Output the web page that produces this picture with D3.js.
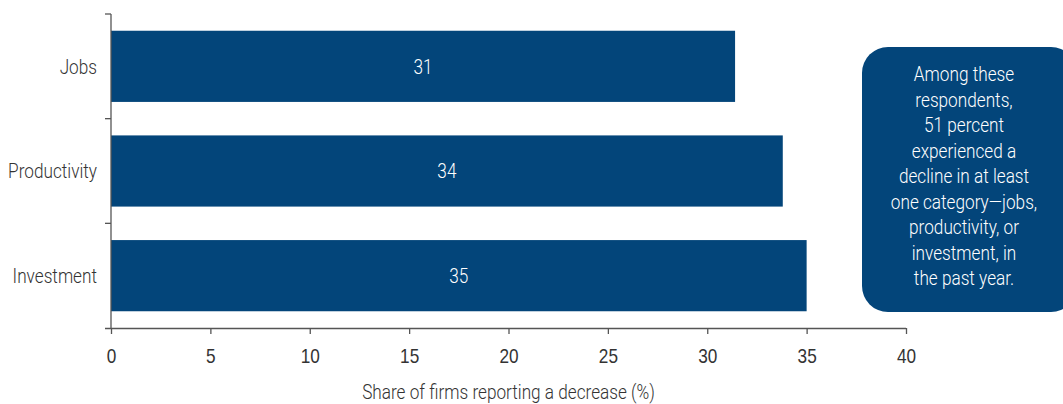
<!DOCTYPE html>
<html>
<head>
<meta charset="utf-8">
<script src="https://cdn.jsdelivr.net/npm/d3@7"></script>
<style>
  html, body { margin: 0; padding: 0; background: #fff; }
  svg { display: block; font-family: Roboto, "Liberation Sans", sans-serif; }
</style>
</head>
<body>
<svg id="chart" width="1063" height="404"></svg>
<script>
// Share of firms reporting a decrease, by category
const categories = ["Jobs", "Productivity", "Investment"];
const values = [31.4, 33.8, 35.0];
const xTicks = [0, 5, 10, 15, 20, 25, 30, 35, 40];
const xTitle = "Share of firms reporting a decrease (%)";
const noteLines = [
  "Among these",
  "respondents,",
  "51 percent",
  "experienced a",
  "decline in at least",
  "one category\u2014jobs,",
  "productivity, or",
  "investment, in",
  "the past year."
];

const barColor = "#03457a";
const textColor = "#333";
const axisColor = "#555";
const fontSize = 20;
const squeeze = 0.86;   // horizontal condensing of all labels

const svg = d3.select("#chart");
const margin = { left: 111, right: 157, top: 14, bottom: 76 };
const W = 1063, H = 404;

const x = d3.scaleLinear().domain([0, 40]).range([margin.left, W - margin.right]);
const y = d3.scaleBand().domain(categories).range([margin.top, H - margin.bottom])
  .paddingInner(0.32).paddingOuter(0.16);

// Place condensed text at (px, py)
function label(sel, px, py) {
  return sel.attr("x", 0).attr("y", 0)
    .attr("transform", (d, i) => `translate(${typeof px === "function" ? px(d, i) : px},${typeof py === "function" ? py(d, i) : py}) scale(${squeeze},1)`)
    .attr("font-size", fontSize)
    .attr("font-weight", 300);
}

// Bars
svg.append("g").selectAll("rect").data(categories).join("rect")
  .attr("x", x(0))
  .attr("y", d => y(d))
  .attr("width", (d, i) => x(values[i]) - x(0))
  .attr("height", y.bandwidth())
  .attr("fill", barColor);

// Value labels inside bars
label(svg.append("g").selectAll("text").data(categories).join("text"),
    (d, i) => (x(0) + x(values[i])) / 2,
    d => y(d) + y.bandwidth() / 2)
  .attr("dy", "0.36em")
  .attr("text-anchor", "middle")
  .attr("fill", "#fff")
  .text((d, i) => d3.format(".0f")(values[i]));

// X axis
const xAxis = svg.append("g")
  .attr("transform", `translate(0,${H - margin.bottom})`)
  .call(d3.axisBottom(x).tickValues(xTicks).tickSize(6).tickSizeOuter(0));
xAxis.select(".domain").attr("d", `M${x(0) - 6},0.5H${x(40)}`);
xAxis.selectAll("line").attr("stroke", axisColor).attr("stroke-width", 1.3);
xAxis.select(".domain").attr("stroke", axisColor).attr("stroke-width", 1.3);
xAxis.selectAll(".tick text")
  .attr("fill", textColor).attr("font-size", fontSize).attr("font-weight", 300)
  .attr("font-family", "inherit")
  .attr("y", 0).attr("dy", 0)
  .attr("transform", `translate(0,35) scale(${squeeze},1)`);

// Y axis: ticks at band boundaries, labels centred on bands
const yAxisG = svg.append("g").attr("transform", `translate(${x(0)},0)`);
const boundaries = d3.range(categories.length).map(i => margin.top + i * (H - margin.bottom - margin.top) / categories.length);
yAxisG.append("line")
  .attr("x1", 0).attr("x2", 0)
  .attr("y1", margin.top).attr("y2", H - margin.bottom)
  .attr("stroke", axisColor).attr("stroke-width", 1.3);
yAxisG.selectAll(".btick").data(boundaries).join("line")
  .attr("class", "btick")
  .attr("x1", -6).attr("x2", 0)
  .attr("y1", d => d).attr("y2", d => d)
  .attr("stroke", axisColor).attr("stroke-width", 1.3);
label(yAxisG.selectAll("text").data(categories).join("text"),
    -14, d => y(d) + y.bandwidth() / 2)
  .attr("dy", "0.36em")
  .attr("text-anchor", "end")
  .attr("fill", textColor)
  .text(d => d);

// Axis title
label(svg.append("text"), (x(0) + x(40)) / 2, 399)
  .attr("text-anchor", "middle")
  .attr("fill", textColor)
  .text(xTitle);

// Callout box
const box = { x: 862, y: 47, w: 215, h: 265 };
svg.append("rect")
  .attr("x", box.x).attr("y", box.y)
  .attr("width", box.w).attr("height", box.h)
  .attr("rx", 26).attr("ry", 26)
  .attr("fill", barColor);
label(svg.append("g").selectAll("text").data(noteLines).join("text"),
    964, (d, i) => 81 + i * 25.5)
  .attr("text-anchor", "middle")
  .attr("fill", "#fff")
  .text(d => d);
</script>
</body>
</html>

+++

# Set problem
Quote the material in full and exactly; do not carry over its pictures.

# Reply to the task
Output the web page that produces this picture with D3.js.
<!DOCTYPE html>
<html>
<head>
<meta charset="utf-8">
<script src="https://cdn.jsdelivr.net/npm/d3@7"></script>
<style>
  html, body { margin: 0; padding: 0; background: #fff; }
  svg { display: block; font-family: Roboto, "Liberation Sans", sans-serif; }
</style>
</head>
<body>
<svg id="chart" width="1063" height="404"></svg>
<script>
// Share of firms reporting a decrease, by category
const categories = ["Jobs", "Productivity", "Investment"];
const values = [31.4, 33.8, 35.0];
const xTicks = [0, 5, 10, 15, 20, 25, 30, 35, 40];
const xTitle = "Share of firms reporting a decrease (%)";
const noteLines = [
  "Among these",
  "respondents,",
  "51 percent",
  "experienced a",
  "decline in at least",
  "one category\u2014jobs,",
  "productivity, or",
  "investment, in",
  "the past year."
];

const barColor = "#03457a";
const textColor = "#333";
const axisColor = "#555";
const fontSize = 20;
const squeeze = 0.86;   // horizontal condensing of all labels

const svg = d3.select("#chart");
const margin = { left: 111, right: 157, top: 14, bottom: 76 };
const W = 1063, H = 404;

const x = d3.scaleLinear().domain([0, 40]).range([margin.left, W - margin.right]);
const y = d3.scaleBand().domain(categories).range([margin.top, H - margin.bottom])
  .paddingInner(0.32).paddingOuter(0.16);

// Place condensed text at (px, py)
function label(sel, px, py) {
  return sel.attr("x", 0).attr("y", 0)
    .attr("transform", (d, i) => `translate(${typeof px === "function" ? px(d, i) : px},${typeof py === "function" ? py(d, i) : py}) scale(${squeeze},1)`)
    .attr("font-size", fontSize)
    .attr("font-weight", 300);
}

// Bars
svg.append("g").selectAll("rect").data(categories).join("rect")
  .attr("x", x(0))
  .attr("y", d => y(d))
  .attr("width", (d, i) => x(values[i]) - x(0))
  .attr("height", y.bandwidth())
  .attr("fill", barColor);

// Value labels inside bars
label(svg.append("g").selectAll("text").data(categories).join("text"),
    (d, i) => (x(0) + x(values[i])) / 2,
    d => y(d) + y.bandwidth() / 2)
  .attr("dy", "0.36em")
  .attr("text-anchor", "middle")
  .attr("fill", "#fff")
  .text((d, i) => d3.format(".0f")(values[i]));

// X axis
const xAxis = svg.append("g")
  .attr("transform", `translate(0,${H - margin.bottom})`)
  .call(d3.axisBottom(x).tickValues(xTicks).tickSize(6).tickSizeOuter(0));
xAxis.select(".domain").attr("d", `M${x(0) - 6},0.5H${x(40)}`);
xAxis.selectAll("line").attr("stroke", axisColor).attr("stroke-width", 1.3);
xAxis.select(".domain").attr("stroke", axisColor).attr("stroke-width", 1.3);
xAxis.selectAll(".tick text")
  .attr("fill", textColor).attr("font-size", fontSize).attr("font-weight", 300)
  .attr("font-family", "inherit")
  .attr("y", 0).attr("dy", 0)
  .attr("transform", `translate(0,35) scale(${squeeze},1)`);

// Y axis: ticks at band boundaries, labels centred on bands
const yAxisG = svg.append("g").attr("transform", `translate(${x(0)},0)`);
const boundaries = d3.range(categories.length).map(i => margin.top + i * (H - margin.bottom - margin.top) / categories.length);
yAxisG.append("line")
  .attr("x1", 0).attr("x2", 0)
  .attr("y1", margin.top).attr("y2", H - margin.bottom)
  .attr("stroke", axisColor).attr("stroke-width", 1.3);
yAxisG.selectAll(".btick").data(boundaries).join("line")
  .attr("class", "btick")
  .attr("x1", -6).attr("x2", 0)
  .attr("y1", d => d).attr("y2", d => d)
  .attr("stroke", axisColor).attr("stroke-width", 1.3);
label(yAxisG.selectAll("text").data(categories).join("text"),
    -14, d => y(d) + y.bandwidth() / 2)
  .attr("dy", "0.36em")
  .attr("text-anchor", "end")
  .attr("fill", textColor)
  .text(d => d);

// Axis title
label(svg.append("text"), (x(0) + x(40)) / 2, 399)
  .attr("text-anchor", "middle")
  .attr("fill", textColor)
  .text(xTitle);

// Callout box
const box = { x: 862, y: 47, w: 215, h: 265 };
svg.append("rect")
  .attr("x", box.x).attr("y", box.y)
  .attr("width", box.w).attr("height", box.h)
  .attr("rx", 26).attr("ry", 26)
  .attr("fill", barColor);
label(svg.append("g").selectAll("text").data(noteLines).join("text"),
    964, (d, i) => 81 + i * 25.5)
  .attr("text-anchor", "middle")
  .attr("fill", "#fff")
  .text(d => d);
</script>
</body>
</html>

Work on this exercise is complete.